To measure portability, we consider how easy it is to pack up the trainer and take it on the road, as well as to get it out of the way when you're not using it.
The Zwift Hub didn't receive the highest marks in this category, mainly because the legs are only removable with a few bolts. Also, it lacks a handle. While it isn't a heavy trainer, it can take up some space as a result of its legs. We found that it was easy enough to tuck under a shelf, table, or something similar, but could be improved by the ability to fold the legs.
At 33 pounds, it is lighter than most premium trainers we tested but is still heavy enough to discourage you from flying with it or sticking it in a backpack (if you could make it fit). But if you just want to move it out of the living room, it's easy enough.

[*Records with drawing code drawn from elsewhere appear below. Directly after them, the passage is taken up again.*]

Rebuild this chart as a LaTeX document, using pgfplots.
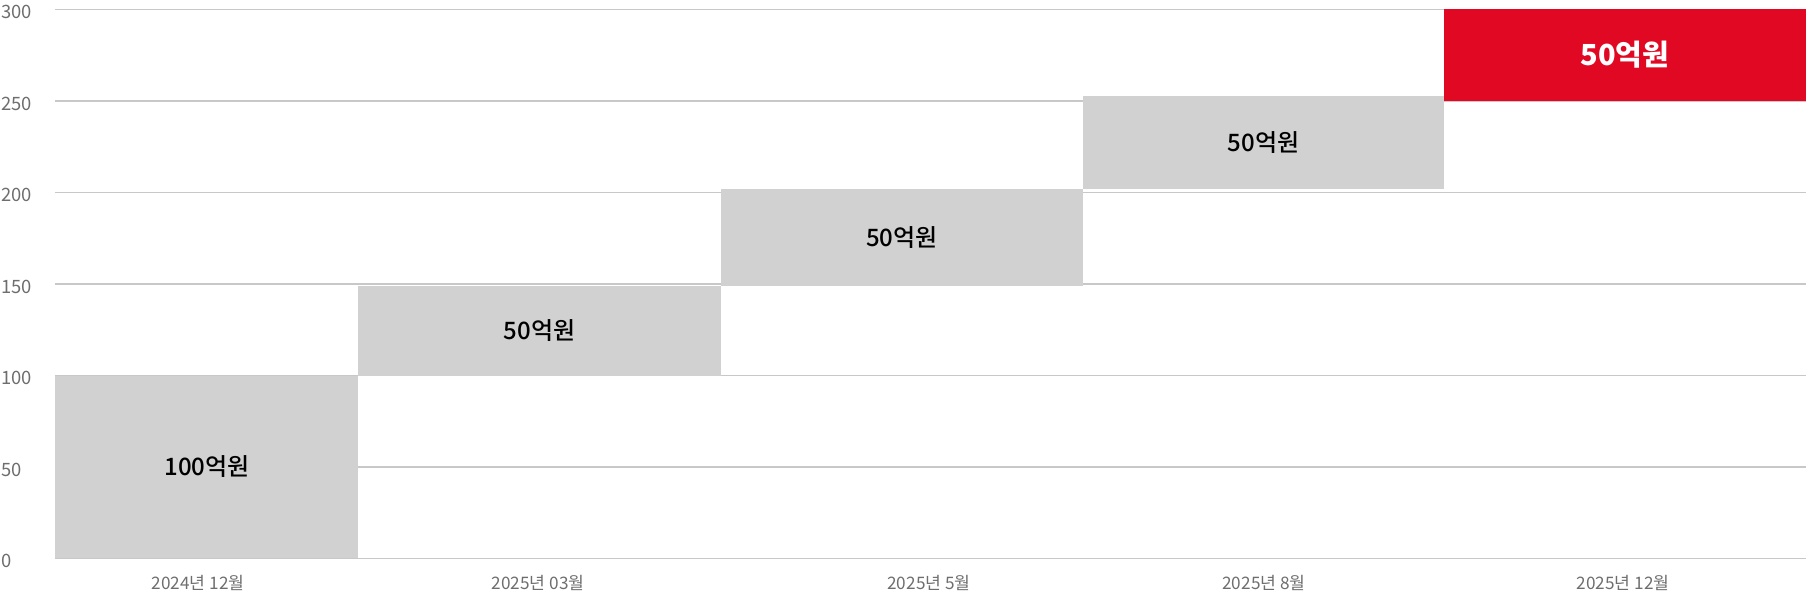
\documentclass[border=0pt]{standalone}
\usepackage{fontspec}
\setmainfont{Noto Sans CJK KR}
\newfontfamily\krmed{Noto Sans CJK KR Medium}
\usepackage{pgfplots}
\pgfplotsset{compat=1.18}
\definecolor{barg}{HTML}{D2D1D2}
\definecolor{barr}{HTML}{E10823}
\definecolor{gridc}{HTML}{C8C8C8}
\definecolor{tickc}{HTML}{6E6E6E}
\begin{document}
\begin{tikzpicture}
\begin{axis}[
  scale only axis, width=875.5pt, height=274.5pt,
  xmin=55, xmax=1806, ymin=0, ymax=300,
  ytick={0,50,...,300},
  xtick={198,538,929,1264,1623},
  xticklabels={2024년 12월, 2025년 03월, 2025년 5월, 2025년 8월, 2025년 12월},
  ymajorgrids, grid style={gridc, line width=0.75pt},
  axis line style={draw=none},
  major tick length=0pt,
  tick label style={font=\fontsize{9.2}{10}\selectfont, text=tickc},
  /pgf/number format/assume math mode=true,
  yticklabel style={anchor=west, inner sep=0pt, xshift=-27pt, yshift=-1.5pt},
  xticklabel style={anchor=center, inner sep=0pt, yshift=-12.5pt, font=\fontsize{8.6}{10}\selectfont},
  clip=false,
]
% floating bars: left, right, bottom, top
\addplot[fill=barg, draw=none] coordinates {(55,0) (358,0) (358,99.8) (55,99.8)} -- cycle;
\addplot[fill=barg, draw=none] coordinates {(358,99.8) (721,99.8) (721,148.8) (358,148.8)} -- cycle;
\addplot[fill=barg, draw=none] coordinates {(721,148.8) (1083,148.8) (1083,201.8) (721,201.8)} -- cycle;
\addplot[fill=barg, draw=none] coordinates {(1083,201.8) (1444,201.8) (1444,252.6) (1083,252.6)} -- cycle;
\addplot[fill=barr, draw=none] coordinates {(1444,250) (1806,250) (1806,300) (1444,300)} -- cycle;
% labels
\addplot[draw=none, nodes near coords, point meta=explicit symbolic,
  nodes near coords align=center,
  every node near coord/.append style={font=\krmed\fontsize{12}{14}\selectfont, text=black}]
  coordinates {(207,50)[100억원] (539.5,124.3)[50억원] (902,175.3)[50억원] (1263.5,227.2)[50억원]};
\addplot[draw=none, nodes near coords, point meta=explicit symbolic,
  nodes near coords align=center,
  every node near coord/.append style={font=\bfseries\fontsize{14.5}{16}\selectfont, text=white}]
  coordinates {(1625,275)[50억원]};
\end{axis}
\pgfresetboundingbox
\path (-27.5pt,-18.85pt) rectangle (875.5pt,279.15pt);
\end{tikzpicture}
\end{document}
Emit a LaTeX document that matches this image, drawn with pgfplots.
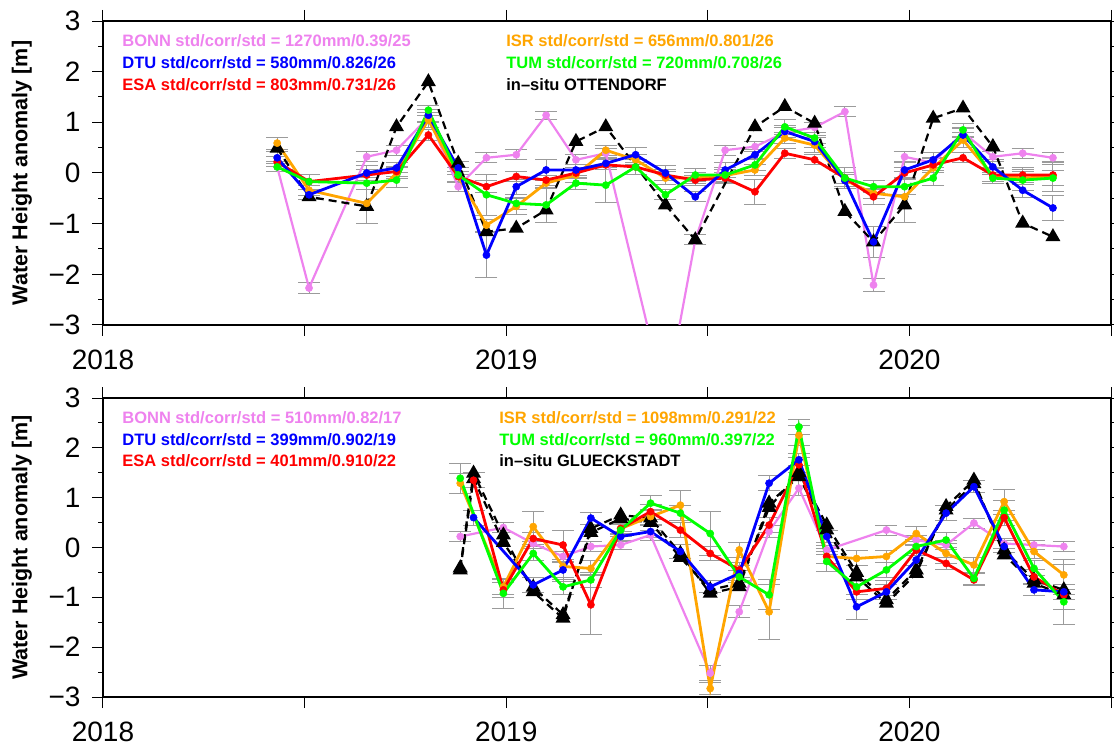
\documentclass[border=0pt]{standalone}
\usepackage{fontspec}
\setmainfont{Liberation Sans}
\usepackage{pgfplots}
\usepackage{pgfplotstable}
\pgfplotsset{compat=1.18}
\definecolor{bonn}{RGB}{238,130,238}
\definecolor{dtu}{RGB}{0,0,255}
\definecolor{esa}{RGB}{255,0,0}
\definecolor{isr}{RGB}{255,165,0}
\definecolor{tum}{RGB}{0,255,0}
\definecolor{errgray}{RGB}{155,155,155}

\pgfplotstableread{
x        bonn  ebonn dtu   edtu  esa   eesa  isr   eisr  tum   etum  ins
2018.432 0.12  0.10  0.30  0.12  0.22  0.10  0.59  0.12  0.12  0.10  0.49
2018.511 -2.27 0.10  -0.43 0.10  -0.17 0.15  -0.34 0.10  -0.17 0.15  -0.47
2018.654 0.32  0.10  0.00  0.15  -0.04 0.10  -0.60 0.40  -0.20 0.12  -0.66
2018.728 0.45  0.10  0.10  0.10  0.03  0.10  0.00  0.10  -0.14 0.15  0.91
2018.807 1.10  0.10  1.14  0.12  0.75  0.10  1.05  0.15  1.24  0.10  1.80
2018.881 -0.27 0.10  0.10  0.12  -0.07 0.10  -0.07 0.10  -0.04 0.15  0.19
2018.951 0.30  0.10  -1.62 0.45  -0.27 0.12  -1.03 0.12  -0.43 0.40  -1.16
2019.025 0.36  0.10  -0.27 0.15  -0.07 0.10  -0.66 0.15  -0.60 0.12  -1.09
2019.099 1.14  0.08  0.06  0.20  -0.14 0.10  -0.20 0.10  -0.63 0.35  -0.73
2019.173 0.26  0.10  0.06  0.10  0.00  0.10  -0.04 0.15  -0.20 0.12  0.62
2019.247 0.39  0.10  0.19  0.12  0.16  0.10  0.45  0.10  -0.24 0.35  0.91
2019.321 nan   nan   0.36  0.15  0.12  0.15  0.26  0.10  0.12  0.15  nan
2019.395 -4.50 0.10  0.00  0.15  -0.04 0.10  -0.10 0.12  -0.43 0.10  -0.63
2019.469 -1.32 0.10  -0.47 0.10  -0.14 0.10  -0.10 0.10  -0.04 0.12  -1.32
2019.543 0.45  0.10  0.06  0.15  -0.10 0.10  -0.05 0.12  -0.04 0.15  nan
2019.617 0.52  0.10  0.36  0.10  -0.37 0.25  0.06  0.10  0.16  0.12  0.91
2019.691 0.80  0.10  0.82  0.12  0.39  0.10  0.69  0.10  0.91  0.15  1.31
2019.765 0.90  0.10  0.62  0.12  0.26  0.10  0.55  0.15  0.69  0.10  0.98
2019.840 1.21  0.10  -0.15 0.15  -0.10 0.10  -0.14 0.12  -0.10 0.20  -0.76
2019.911 -2.21 0.12  -1.36 0.30  -0.47 0.15  -0.40 0.10  -0.27 0.12  -1.36
2019.988 0.32  0.10  0.06  0.15  0.00  0.10  -0.47 0.50  -0.27 0.15  -0.63
2020.059 0.20  0.10  0.26  0.15  0.16  0.12  0.10  0.10  -0.10 0.15  1.08
2020.133 0.80  0.10  0.75  0.12  0.30  0.10  0.65  0.15  0.85  0.12  1.28
2020.207 0.32  0.10  0.12  0.15  -0.04 0.12  -0.05 0.15  -0.10 0.10  0.52
2020.281 0.39  0.10  -0.34 0.15  -0.04 0.15  -0.10 0.12  -0.14 0.20  -0.99
2020.356 0.30  0.10  -0.69 0.25  -0.04 0.20  -0.07 0.30  -0.10 0.15  -1.26
}\toptab

\pgfplotstableread{
x        bonn  ebonn dtu   edtu  esa   eesa  isr   eisr  tum   etum  ins   insb
2018.886 0.22  0.10  nan   nan   nan   nan   1.29  0.20  1.39  0.30  -0.41 -0.45
2018.919 nan   nan   0.60  0.15  1.35  0.15  nan   nan   nan   nan   1.49  1.38
2018.993 0.40  0.10  nan   nan   -0.85 0.15  -0.79 0.15  -0.92 0.30  0.25  0.10
2019.067 0.08  0.10  -0.75 0.15  0.18  0.12  0.42  0.30  -0.12 0.15  -0.89 -0.80
2019.141 -0.18 0.10  -0.45 0.15  0.05  0.30  -0.38 0.30  -0.79 0.15  -1.42 -1.35
2019.210 0.02  0.10  0.59  0.12  -1.15 0.60  -0.42 0.15  -0.65 0.15  0.38  0.30
2019.284 0.05  0.10  0.22  0.10  0.38  0.12  0.38  0.10  0.35  0.12  0.65  0.58
2019.358 0.25  0.10  0.32  0.12  0.72  0.15  0.62  0.15  0.89  0.15  0.59  0.50
2019.432 nan   nan   -0.08 0.15  0.35  0.15  0.85  0.30  0.69  0.15  -0.12 -0.20
2019.506 -2.52 0.15  -0.79 0.12  -0.12 0.15  -2.83 0.12  0.28  0.45  -0.92 -0.85
2019.578 -1.29 0.12  -0.52 0.15  -0.45 0.15  -0.05 0.15  -0.59 0.12  -0.79 -0.72
2019.652 0.32  0.12  1.29  0.15  0.45  0.15  -1.29 0.55  -0.95 0.30  0.89  0.80
2019.726 1.19  0.15  1.76  0.12  1.66  0.15  2.25  0.20  2.42  0.15  1.42  1.50
2019.795 -0.05 0.10  0.22  0.12  -0.18 0.15  -0.18 0.15  -0.28 0.20  0.35  0.45
2019.869 nan   nan   -1.19 0.25  -0.89 0.15  -0.22 0.15  -0.79 0.15  -0.59 -0.50
2019.943 0.35  0.10  -0.89 0.15  -0.82 0.15  -0.18 0.12  -0.45 0.15  -1.12 -1.05
2020.017 0.15  0.10  -0.25 0.12  -0.05 0.12  0.28  0.15  0.02  0.15  -0.52 -0.45
2020.091 0.05  0.10  0.69  0.15  -0.32 0.12  -0.12 0.20  0.15  0.15  0.82  0.75
2020.160 0.49  0.10  1.22  0.12  -0.65 0.12  -0.35 0.15  -0.62 0.12  1.35  1.28
2020.235 0.08  0.10  0.02  0.12  0.60  0.15  0.92  0.25  0.75  0.20  -0.15 -0.05
2020.309 0.05  0.10  -0.85 0.12  -0.59 0.15  -0.08 0.15  -0.42 0.15  -0.72 -0.65
2020.383 0.02  0.10  -0.89 0.15  -0.95 0.60  -0.55 0.30  -1.09 0.15  -0.95 -0.85
}\bottab

\pgfplotsset{
  gmt/.style={
    scale only axis, width=1008pt,
    xmin=2018, xmax=2020.5, ymin=-3, ymax=3,
    xtick={2018,2018.5,2019,2019.5,2020,2020.5},
    xticklabels={2018,,2019,,2020,},
    ytick={-3,-2,-1,0,1,2,3},
    yticklabels={−3,−2,−1,0,1,2,3},
    minor ytick={-2.5,-1.5,-0.5,0.5,1.5,2.5},
    tick align=outside, xtick pos=both, ytick pos=both,
    xticklabel pos=lower, yticklabel pos=left,
    major tick length=11pt, minor tick length=5pt,
    every tick/.style={black, line width=1pt},
    axis line style={line width=2.6pt},
    ticklabel style={font=\fontsize{28}{28}\selectfont},
    xticklabel style={yshift=-10pt},
    yticklabel style={xshift=-8pt},
    ylabel={Water Height anomaly [m]},
    ylabel style={font=\fontsize{21.5}{21.5}\selectfont\bfseries, at={(axis description cs:-0.0804,0.5)}, anchor=center},
  },
  errs/.style={draw=none, mark=none, forget plot,
    error bars/.cd, y dir=both, y explicit, error mark=|,
    error bar style={draw=errgray, line width=1pt, solid},
    error mark options={draw=errgray, line width=1pt, mark size=11pt}},
  sat/.style={color=#1, mark=*, mark size=3.6pt, line width=2.8pt,
    mark options={solid, fill=#1, draw=#1, line width=0.5pt}},
  situ/.style={black, line width=2.2pt, dash pattern=on 8pt off 5pt,
    mark=triangle*, mark size=6.5pt, mark options={solid, fill=black}},
}
\tikzset{lab/.style={anchor=west, inner sep=0pt, font=\fontsize{16.5}{18}\selectfont\bfseries}}

\begin{document}
\begin{tikzpicture}
\useasboundingbox (0,0) rectangle (1114pt,745pt);

% ---------------- top panel ----------------
\begin{axis}[gmt, height=304pt, at={(103pt,420pt)}, anchor=south west]
\addplot[errs] table[x=x, y=bonn, y error=ebonn] {\toptab};
\addplot[errs] table[x=x, y=dtu, y error=edtu] {\toptab};
\addplot[errs] table[x=x, y=esa, y error=eesa] {\toptab};
\addplot[errs] table[x=x, y=isr, y error=eisr] {\toptab};
\addplot[errs] table[x=x, y=tum, y error=etum] {\toptab};
\addplot[sat=bonn, line width=2.2pt] table[x=x, y=bonn] {\toptab};
\addplot[situ] table[x=x, y=ins] {\toptab};
\addplot[sat=isr] table[x=x, y=isr] {\toptab};
\addplot[sat=esa] table[x=x, y=esa] {\toptab};
\addplot[sat=dtu] table[x=x, y=dtu] {\toptab};
\addplot[sat=tum] table[x=x, y=tum] {\toptab};
\node[lab, text=bonn] at (rel axis cs:0.019,0.934) {BONN std/corr/std = 1270mm/0.39/25};
\node[lab, text=dtu]  at (rel axis cs:0.019,0.862) {DTU std/corr/std = 580mm/0.826/26};
\node[lab, text=esa]  at (rel axis cs:0.019,0.790) {ESA std/corr/std = 803mm/0.731/26};
\node[lab, text=isr]  at (rel axis cs:0.400,0.934) {ISR std/corr/std = 656mm/0.801/26};
\node[lab, text=tum]  at (rel axis cs:0.400,0.862) {TUM std/corr/std = 720mm/0.708/26};
\node[lab, text=black] at (rel axis cs:0.400,0.790) {in–situ OTTENDORF};
\end{axis}

% ---------------- bottom panel ----------------
\begin{axis}[gmt, height=299pt, at={(103pt,48pt)}, anchor=south west]
\addplot[errs] table[x=x, y=bonn, y error=ebonn] {\bottab};
\addplot[errs] table[x=x, y=dtu, y error=edtu] {\bottab};
\addplot[errs] table[x=x, y=esa, y error=eesa] {\bottab};
\addplot[errs] table[x=x, y=isr, y error=eisr] {\bottab};
\addplot[errs] table[x=x, y=tum, y error=etum] {\bottab};
\addplot[sat=bonn, line width=2.2pt] table[x=x, y=bonn] {\bottab};
\addplot[situ] table[x=x, y=ins] {\bottab};
\addplot[situ] table[x=x, y=insb] {\bottab};
\addplot[sat=isr] table[x=x, y=isr] {\bottab};
\addplot[sat=esa] table[x=x, y=esa] {\bottab};
\addplot[sat=dtu] table[x=x, y=dtu] {\bottab};
\addplot[sat=tum] table[x=x, y=tum] {\bottab};
\node[lab, text=bonn] at (rel axis cs:0.019,0.934) {BONN std/corr/std = 510mm/0.82/17};
\node[lab, text=dtu]  at (rel axis cs:0.019,0.862) {DTU std/corr/std = 399mm/0.902/19};
\node[lab, text=esa]  at (rel axis cs:0.019,0.790) {ESA std/corr/std = 401mm/0.910/22};
\node[lab, text=isr]  at (rel axis cs:0.393,0.934) {ISR std/corr/std = 1098mm/0.291/22};
\node[lab, text=tum]  at (rel axis cs:0.393,0.862) {TUM std/corr/std = 960mm/0.397/22};
\node[lab, text=black] at (rel axis cs:0.393,0.790) {in–situ GLUECKSTADT};
\end{axis}
\end{tikzpicture}
\end{document}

Should You Buy the Zwift Hub?
Depending on what you're looking for, the Zwift Hub could be an excellent option. This affordable trainer gives you a ton of features in a package that is well-made and performs well. If you're looking for an entry into the virtual training world and aren't worried about top-of-the-line accuracy, this is a strong choice that could save you hundreds of dollars. This is a great trainer for day-to-day rides indoors.
What Other Bike Trainer Should You Consider?
For a significantly higher list price, the Wahoo Fitness Kickr earned a better overall score and offered better performance, connectivity, and setup. The most significant areas of improvement are accuracy and road feel. So, depending on your goals and budget, the Kickr could be the better fit for cycling in your indoor gym at home.